Molti ritengono che 1'8 settembre 43 abbia rappresentato il crollo dello Stato e l'inizio di una divisione fra gli italiani non ancora superata e, pertanto, come accade per le sconfitte e le cose spiacevoli, preferiscono dimenticare.

Questa per me, e per tutti quelli che hanno lottato contro la dittatura e per la libertà è una interpretazione che non possiamo condividere; perché, se è vero che 1'8 settembre lo Stato si è sfascò, ciò servì soltanto a mostrare agli italiani ed al mondo intero l'inconsistenza, il vuoto che si nascondeva dietro le roboanti dichiarazioni di Mussolini e dei suoi gerarchi. Che solo con la violenza e la sopraffazione avevano, in combutta con la imbelle monarchia, governato l'Italia per 20 anni.

Ma, è proprio di fronte allo sgretolamento dello Stato monarchico-fascista e al fallimento della classe politica e militare di allora che assumono ancora maggior rilevanza i numerosi atti di sacrificio e di eroismo, da parte dei soldati ed ufficiali che spontaneamente hanno resistettero contro soverchianti forze tedesche a Cremona e in altre parti d'ltalia; nonché l'affetto dei comuni cittadini che intendevano scrollarsi di dosso la vergogna di 20 anni di fascismo. Così nacque la Resistenza. Che non fu solo una lotta ed un rivolta armata contro l'oppressione e la tirannia, ma anche l'ansia di ricostruire, di dare un volto nuovo al Paese, di tracciare per la nazione un cammino di nuova dignità, di responsabilità sociale, di eguaglianza, di giuste leggi.

Questo fu il vero significato ideale della resistenza Italiana. A voi che siete qui venuti a testimoniare il vostro affetto a quei combattenti, rivolgo un invito a ricordarli con orgoglio ai giovani d'oggi.

A voi tutti, autorità e cittadini, il mio più sentito ringraziamento per la vostra partecipazione.”

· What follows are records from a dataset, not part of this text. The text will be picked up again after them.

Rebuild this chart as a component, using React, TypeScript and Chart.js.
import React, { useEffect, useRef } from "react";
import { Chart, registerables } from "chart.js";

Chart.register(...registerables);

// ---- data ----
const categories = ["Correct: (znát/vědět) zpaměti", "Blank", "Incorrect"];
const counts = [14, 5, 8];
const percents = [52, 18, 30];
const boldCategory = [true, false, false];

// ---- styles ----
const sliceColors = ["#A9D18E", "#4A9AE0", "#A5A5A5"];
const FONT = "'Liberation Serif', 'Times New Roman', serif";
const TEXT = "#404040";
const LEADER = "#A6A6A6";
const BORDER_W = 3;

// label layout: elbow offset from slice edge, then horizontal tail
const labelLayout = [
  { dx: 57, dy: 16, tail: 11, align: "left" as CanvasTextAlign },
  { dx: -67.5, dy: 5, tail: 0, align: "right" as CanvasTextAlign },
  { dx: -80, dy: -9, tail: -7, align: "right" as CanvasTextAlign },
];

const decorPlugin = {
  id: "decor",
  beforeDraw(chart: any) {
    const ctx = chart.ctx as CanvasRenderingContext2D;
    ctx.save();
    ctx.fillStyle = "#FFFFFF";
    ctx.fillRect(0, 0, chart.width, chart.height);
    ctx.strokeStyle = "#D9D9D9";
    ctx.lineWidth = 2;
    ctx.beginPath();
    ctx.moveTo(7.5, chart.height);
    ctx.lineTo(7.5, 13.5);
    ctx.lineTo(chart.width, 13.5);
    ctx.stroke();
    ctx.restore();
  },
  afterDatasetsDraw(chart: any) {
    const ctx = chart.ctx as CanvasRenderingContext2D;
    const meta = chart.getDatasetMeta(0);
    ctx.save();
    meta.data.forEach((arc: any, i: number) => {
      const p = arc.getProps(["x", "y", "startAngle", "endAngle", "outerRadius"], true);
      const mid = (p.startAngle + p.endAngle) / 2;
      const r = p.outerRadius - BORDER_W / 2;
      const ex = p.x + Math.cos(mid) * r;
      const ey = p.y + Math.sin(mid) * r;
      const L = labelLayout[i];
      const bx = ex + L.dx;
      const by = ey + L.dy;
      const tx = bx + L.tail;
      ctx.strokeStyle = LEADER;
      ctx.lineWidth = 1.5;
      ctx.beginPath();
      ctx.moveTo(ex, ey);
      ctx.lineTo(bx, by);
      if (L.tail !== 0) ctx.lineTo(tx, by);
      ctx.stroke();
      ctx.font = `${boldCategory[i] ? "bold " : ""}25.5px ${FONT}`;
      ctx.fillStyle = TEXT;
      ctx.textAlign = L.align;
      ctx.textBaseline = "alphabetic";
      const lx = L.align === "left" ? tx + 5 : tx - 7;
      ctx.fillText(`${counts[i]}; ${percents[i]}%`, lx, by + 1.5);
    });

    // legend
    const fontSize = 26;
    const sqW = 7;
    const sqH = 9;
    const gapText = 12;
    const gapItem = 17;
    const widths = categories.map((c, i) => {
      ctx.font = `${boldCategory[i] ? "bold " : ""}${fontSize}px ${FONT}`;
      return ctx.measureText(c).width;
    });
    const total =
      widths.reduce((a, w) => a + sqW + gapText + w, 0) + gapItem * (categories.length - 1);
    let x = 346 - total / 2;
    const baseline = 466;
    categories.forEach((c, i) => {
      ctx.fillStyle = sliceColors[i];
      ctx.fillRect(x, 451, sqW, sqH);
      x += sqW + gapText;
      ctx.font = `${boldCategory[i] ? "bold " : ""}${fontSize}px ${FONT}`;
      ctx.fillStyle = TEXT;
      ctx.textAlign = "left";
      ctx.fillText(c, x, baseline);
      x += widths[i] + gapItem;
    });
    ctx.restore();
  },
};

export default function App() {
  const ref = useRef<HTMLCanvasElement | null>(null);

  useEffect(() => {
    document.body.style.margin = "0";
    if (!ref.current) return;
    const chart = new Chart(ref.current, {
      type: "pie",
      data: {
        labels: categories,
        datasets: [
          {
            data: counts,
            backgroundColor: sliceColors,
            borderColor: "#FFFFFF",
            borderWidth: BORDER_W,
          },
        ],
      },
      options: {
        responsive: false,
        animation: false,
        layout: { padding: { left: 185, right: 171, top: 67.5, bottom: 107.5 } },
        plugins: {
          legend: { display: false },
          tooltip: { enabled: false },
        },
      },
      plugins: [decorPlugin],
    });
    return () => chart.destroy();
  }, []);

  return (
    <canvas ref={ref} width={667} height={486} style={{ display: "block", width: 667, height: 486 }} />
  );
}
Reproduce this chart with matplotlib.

Mario Coppetti – È nato a Cremona l’11 novembre 1913. Figlio di un ferroviere socialista, licenziato per non aver opportunisticamente chinato il capo, egli stesso ha dovuto assaporare già in giovane età i rigori del regime autoritario.

Il perfezionamento dell’arte scultorea lo avrebbe condotto, negli anni trenta a Parigi; dove, a contatto con gli esulti anti-fascisti, avrebbe sviluppato le ragioni dell’idealismo democratico e socialista.

Rientrato a Cremona, dove insieme alla madre sarebbe stato oggetto di una costante e pervasiva attenzione della polizia fascista, iniziò l’attività politica clandestina con i maggiori esponenti dell’antifascismo socialista: Caporali, Rossini, Pressinotti, Zanoni, Majori.

Dopo la Liberazione avrebbe intrapreso, paralellamente all’insegnamento delle discipline artistiche, una militanza socialista di primo piano.

È stato, in contrasto con l’opzione nenniana del Fronte Popolare, una dei fondatori del Partito Socialdemocratico Italiano.

Rientrato nel PSI per rafforzare l’autonomia socialista, negli anni 50 entra nella vita pubblica della città.

Prima come Assessore della Giunta Feraboli; poi, come vicesindaco della Giunta Vernaschi.

In tale periodo, è impegnato, come presidente della Società Autostrade Centro-padane, nella realizzazione dell’autostrada Brescia-Piacenza.

Conclusa l’esperienza istituzionale, ritorna alla testimonianza civile nel gruppo dirigente del PSI, cui è tutt’ora iscritto, e nell’ANPI, di cui è stato più volte Presidente.

Continua, parallelamente all’attività artistica, focalizzata sui personaggi della vita cremonese, nell’impegno della memorialistica e della ricerca storica. (e.v.)